With the help of a child psychologist I worked with him every morning to teach him to tie his shoes. I would tell him what to do and when he made a mistake, I would say things like, “No, Dan, the next step is to put that lace over here.”
We did that for two weeks and there was no progress. He would get so far and get frustrated and quit. The psychologist then suggested a different way to handle it.
“Let Dan start to tie his shoes while you watch, silently, and when he gets frustrated and quits, say “Good work, Dan” while you finish the job.”
Three days of this new technique and Dan was tying his shoes by himself. What I thought had been technical advice Dan experienced as criticism, and it upset him too much to go on.
Dan could not articulate that he felt criticized and that’s common for kids. They are often unclear as to what’s going on, and if they are clear and speak up, they are usually punished for doing so.

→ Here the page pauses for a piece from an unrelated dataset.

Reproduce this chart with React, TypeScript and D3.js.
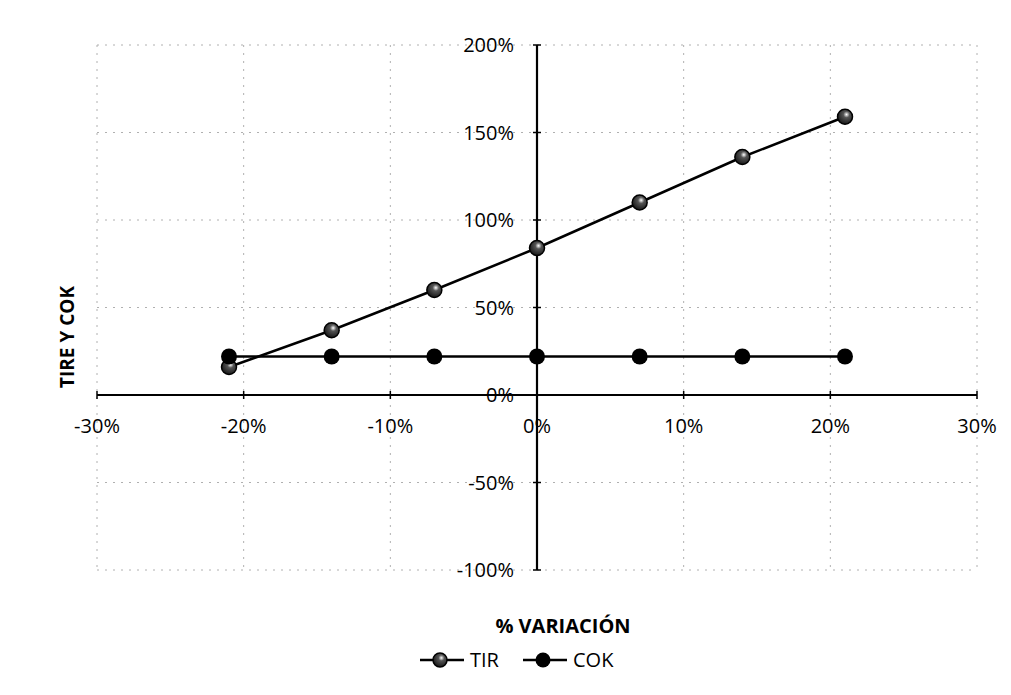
import React, { useEffect, useRef } from 'react';
import * as d3 from 'd3';

// variation steps (x) and series values
const variacion = [-0.21, -0.14, -0.07, 0, 0.07, 0.14, 0.21];
const tir = [0.16, 0.37, 0.6, 0.84, 1.1, 1.36, 1.59];
const cok = [0.22, 0.22, 0.22, 0.22, 0.22, 0.22, 0.22];

const xTicks = [-0.3, -0.2, -0.1, 0, 0.1, 0.2, 0.3];
const yTicks = [-1, -0.5, 0, 0.5, 1, 1.5, 2];

const WIDTH = 1011;
const HEIGHT = 695;
const FONT = '"Open Sans", sans-serif';

const App: React.FC = () => {
  const svgRef = useRef<SVGSVGElement>(null);

  useEffect(() => {
    if (!svgRef.current) return;
    const svg = d3.select(svgRef.current);
    svg.selectAll('*').remove();

    const x = d3.scaleLinear().domain([-0.3, 0.3]).range([97, 977]);
    const y = d3.scaleLinear().domain([-1, 2]).range([570, 45]);
    // Excel style labels use a plain hyphen for negatives
    const pct = (v: number) => d3.format('.0%')(v).replace('\u2212', '-');

    // marker gradient for TIR
    const defs = svg.append('defs');
    const grad = defs.append('radialGradient').attr('id', 'tirGrad')
      .attr('cx', '60%').attr('cy', '35%').attr('r', '70%');
    grad.append('stop').attr('offset', '0%').attr('stop-color', '#ffffff');
    grad.append('stop').attr('offset', '30%').attr('stop-color', '#555');
    grad.append('stop').attr('offset', '100%').attr('stop-color', '#111');

    // gridlines
    const grid = svg.append('g');
    grid.selectAll('.vg')
      .data(xTicks.filter(t => t !== 0))
      .enter()
      .append('line')
      .attr('x1', d => x(d)).attr('x2', d => x(d))
      .attr('y1', y(2)).attr('y2', y(-1))
      .attr('stroke', '#b0b0b0')
      .attr('stroke-width', 1)
      .attr('stroke-dasharray', '2,6');
    grid.selectAll('.hg')
      .data(yTicks.filter(t => t !== 0))
      .enter()
      .append('line')
      .attr('x1', x(-0.3)).attr('x2', x(0.3))
      .attr('y1', d => y(d)).attr('y2', d => y(d))
      .attr('stroke', '#b0b0b0')
      .attr('stroke-width', 1)
      .attr('stroke-dasharray', '2,6');

    // axes crossing at zero
    svg.append('line')
      .attr('x1', x(-0.3)).attr('x2', x(0.3))
      .attr('y1', y(0)).attr('y2', y(0))
      .attr('stroke', '#000').attr('stroke-width', 2.2);
    svg.append('line')
      .attr('x1', x(0)).attr('x2', x(0))
      .attr('y1', y(2)).attr('y2', y(-1))
      .attr('stroke', '#000').attr('stroke-width', 2.2);

    // tick marks
    svg.selectAll('.xt')
      .data(xTicks)
      .enter()
      .append('line')
      .attr('x1', d => x(d)).attr('x2', d => x(d))
      .attr('y1', y(0) - 4).attr('y2', y(0) + 4)
      .attr('stroke', '#000').attr('stroke-width', 1.5);
    svg.selectAll('.yt')
      .data(yTicks)
      .enter()
      .append('line')
      .attr('x1', x(0) - 4).attr('x2', x(0) + 4)
      .attr('y1', d => y(d)).attr('y2', d => y(d))
      .attr('stroke', '#000').attr('stroke-width', 1.5);

    // tick labels
    svg.selectAll('.xl')
      .data(xTicks)
      .enter()
      .append('text')
      .attr('x', d => x(d))
      .attr('y', 433)
      .attr('text-anchor', 'middle')
      .style('font-family', FONT)
      .style('font-size', '20px')
      .style('fill', '#000')
      .text(d => pct(d));
    svg.selectAll('.yl')
      .data(yTicks)
      .enter()
      .append('text')
      .attr('x', 514)
      .attr('y', d => y(d))
      .attr('dy', '0.35em')
      .attr('text-anchor', 'end')
      .style('font-family', FONT)
      .style('font-size', '20px')
      .style('fill', '#000')
      .text(d => pct(d));

    // series lines
    const line = d3.line<[number, number]>()
      .x(d => x(d[0]))
      .y(d => y(d[1]));
    const tirPts: [number, number][] = variacion.map((v, i) => [v, tir[i]]);
    const cokPts: [number, number][] = variacion.map((v, i) => [v, cok[i]]);

    svg.append('path').attr('d', line(tirPts) || '')
      .attr('fill', 'none').attr('stroke', '#000').attr('stroke-width', 2.5);
    svg.append('path').attr('d', line(cokPts) || '')
      .attr('fill', 'none').attr('stroke', '#000').attr('stroke-width', 2.5);

    // markers
    svg.selectAll('.tm')
      .data(tirPts)
      .enter()
      .append('circle')
      .attr('cx', d => x(d[0]))
      .attr('cy', d => y(d[1]))
      .attr('r', 7.5)
      .attr('fill', 'url(#tirGrad)')
      .attr('stroke', '#000')
      .attr('stroke-width', 1.5);
    svg.selectAll('.cm')
      .data(cokPts)
      .enter()
      .append('circle')
      .attr('cx', d => x(d[0]))
      .attr('cy', d => y(d[1]))
      .attr('r', 8)
      .attr('fill', '#000');

    // axis titles
    svg.append('text')
      .attr('transform', 'translate(74,337) rotate(-90)')
      .attr('text-anchor', 'middle')
      .style('font-family', FONT)
      .style('font-size', '19px')
      .style('font-weight', 'bold')
      .style('fill', '#000')
      .text('TIRE Y COK');
    svg.append('text')
      .attr('x', 563)
      .attr('y', 633)
      .attr('text-anchor', 'middle')
      .style('font-family', FONT)
      .style('font-size', '20px')
      .style('font-weight', 'bold')
      .style('fill', '#000')
      .text('% VARIACIÓN');

    // legend
    const legend = [
      { label: 'TIR', x0: 420, hollow: true },
      { label: 'COK', x0: 523, hollow: false }
    ];
    const lg = svg.selectAll('.lg')
      .data(legend)
      .enter()
      .append('g')
      .attr('transform', d => `translate(${d.x0},660)`);
    lg.append('line')
      .attr('x1', 0).attr('x2', 44)
      .attr('y1', 0).attr('y2', 0)
      .attr('stroke', '#000').attr('stroke-width', 2.5);
    lg.append('circle')
      .attr('cx', 20).attr('cy', 0)
      .attr('r', d => (d.hollow ? 7 : 7.5))
      .attr('fill', d => (d.hollow ? 'url(#tirGrad)' : '#000'))
      .attr('stroke', '#000')
      .attr('stroke-width', d => (d.hollow ? 1.5 : 0));
    lg.append('text')
      .attr('x', 50)
      .attr('y', 0)
      .attr('dy', '0.35em')
      .style('font-family', FONT)
      .style('font-size', '20px')
      .style('fill', '#000')
      .text(d => d.label);
  }, []);

  return (
    <svg
      ref={svgRef}
      width={WIDTH}
      height={HEIGHT}
      style={{ position: 'absolute', left: 0, top: 0, background: '#fff' }}
    />
  );
};

export default App;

Basically we tell them, however politely, that they are wrong to feel the way they do.
Kathy and I started to do that when Annabel complained. “We’re not making fun of you, Annabel,” we said, giving her the message that she was not understanding what was going on. She felt there must be something wrong with her. This just made her feel worse.

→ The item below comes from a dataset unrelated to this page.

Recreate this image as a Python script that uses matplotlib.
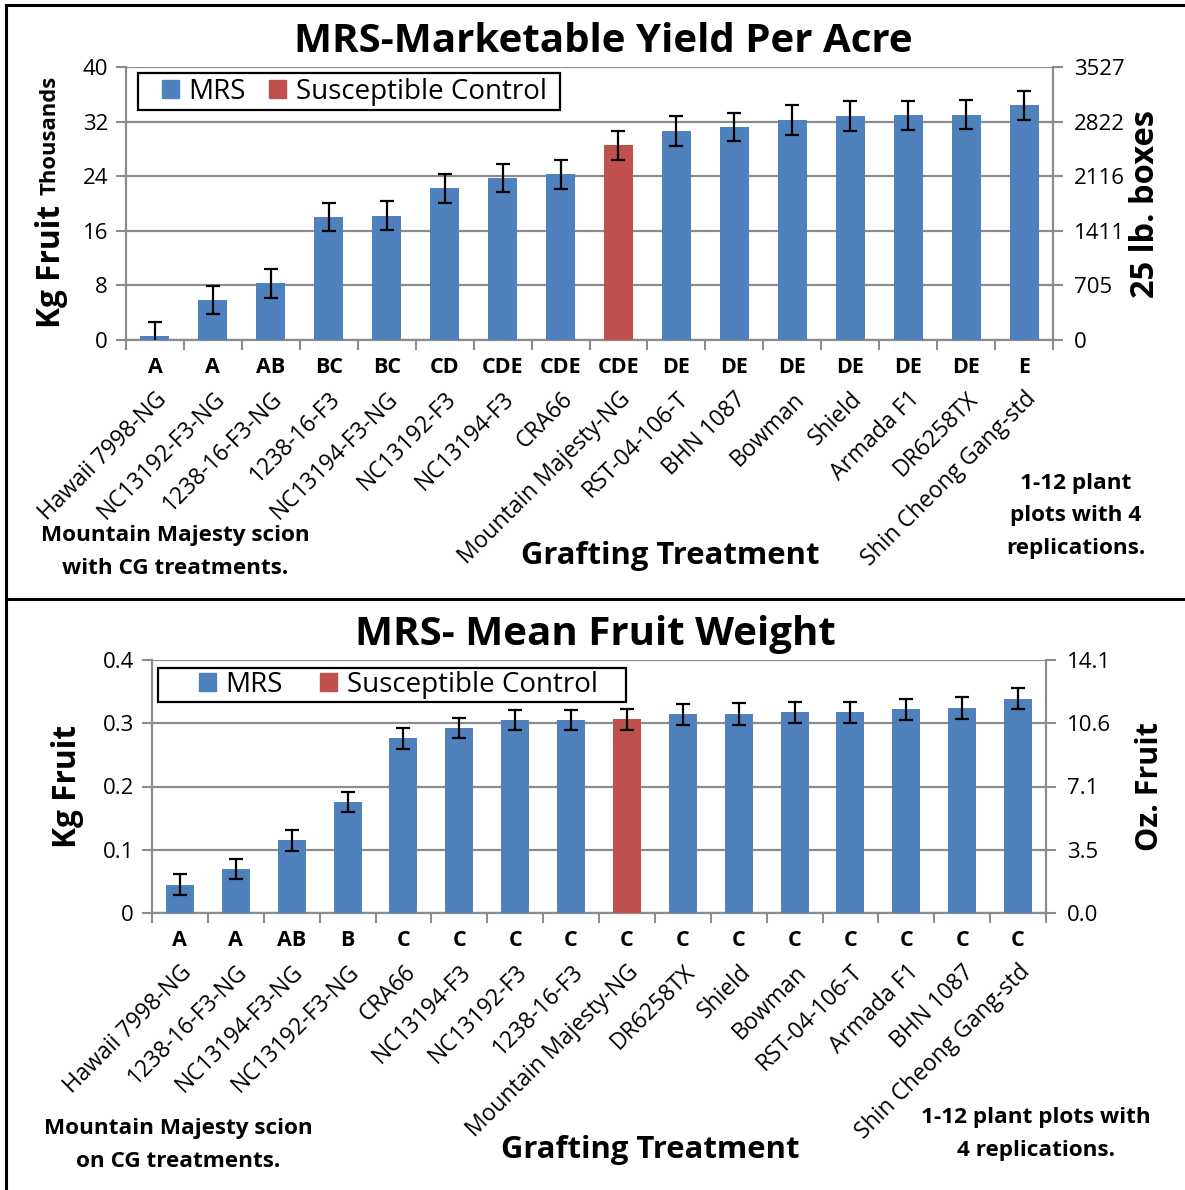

Fortunately, we saw this and stopped ourselves. We then told her that it was understandable she felt as if we were laughing at her based on what we said and how we said it, and we were sorry. But in fact we did not mean to laugh at her and we do our best to stop teasing her. We then encouraged her to tell us whenever we said something that upset her.
We added that we were trying to laugh with her, not at her, a concept she did not fully understand, but we think it helped to have an explanation that explained our laughter.
I discussed the situation with my daughter, who said she had similar experiences with Annabel and thought she was unusually sensitive. I don’t think so. I think Terri has done such a good job of making Annabel feel safe that, unlike most kids, Annabel is not afraid to speak up. Terri does not tell her that she is wrong or shouldn’t feel a particular way. Terri listens and tries to work it out.
It is impossible for us not to give hurtful messages to our kids, no matter how hard we try not to. The best we can do is give them permission to tell us what’s wrong, and try to fix it.